Macro Thematic Analysis
The United States' critical minerals vulnerability has moved from a policy footnote to an urgent national priority, driven by China's dominant control over antimony and tungsten, metals essential to defense systems, munitions, and advanced manufacturing. China currently processes approximately 80% of global antimony supply and mines around 60% of it, a concentration that has translated into real geopolitical leverage; China has previously curtailed exports to North America, exposing the fragility of US supply chains for materials with no ready domestic substitute.
This vulnerability has catalyzed a coordinated US policy response, encompassing expedited permitting frameworks like Fast-41, direct engagement from the Department of War on supply chain investment, and the formation of consortium structures such as the Defense Industrial Base Consortium to channel capital toward domestic projects. Resolution Minerals' Horse Heaven project in Idaho sits squarely within this thematic, distinguished from comparable projects by significantly higher in-situ antimony grades that may allow for a more direct, lower-capital path to production rather than dependence on byproduct recovery from gold processing.

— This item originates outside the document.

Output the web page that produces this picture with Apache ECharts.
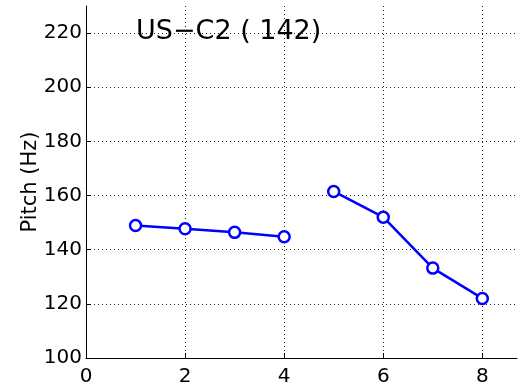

Resolution's stated ambition to develop in-house hydrometallurgical processing and a hub-and-spoke facility model reflects this shift in industry focus from finding the rock to controlling the supply chain end-to-end. As US policymakers continue prioritising onshoring of critical minerals processing companies positioned with both high-grade resources and credible downstream processing pathways may attract disproportionate policy and capital attention relative to peers offering extraction alone.
TL;DR
Resolution Minerals presents a critical minerals and gold optionality story anchored by genuinely high-grade, near-surface antimony and historically productive tungsten assets in Idaho, USA that has become a focal point of US efforts to reduce reliance on Chinese-controlled supply chains. The company's Fast-41 permitting status and active engagement with federal agencies and the Department of War add a policy tailwind, while its phased approach to processing, including stockpile sales and a modular facility strategy, is designed to generate earlier cash flow than a conventional large-capital mine build. At the same time, the project remains pre-resource and pre-permit for full-scale operations, with funding outcomes from federal programs, NASDAQ listing timing, and drill results from the current program still pending. Investors should weigh the genuine grade and policy-relevance advantages against the execution risk inherent in an early-stage developer working to convert exploration potential and political momentum into production.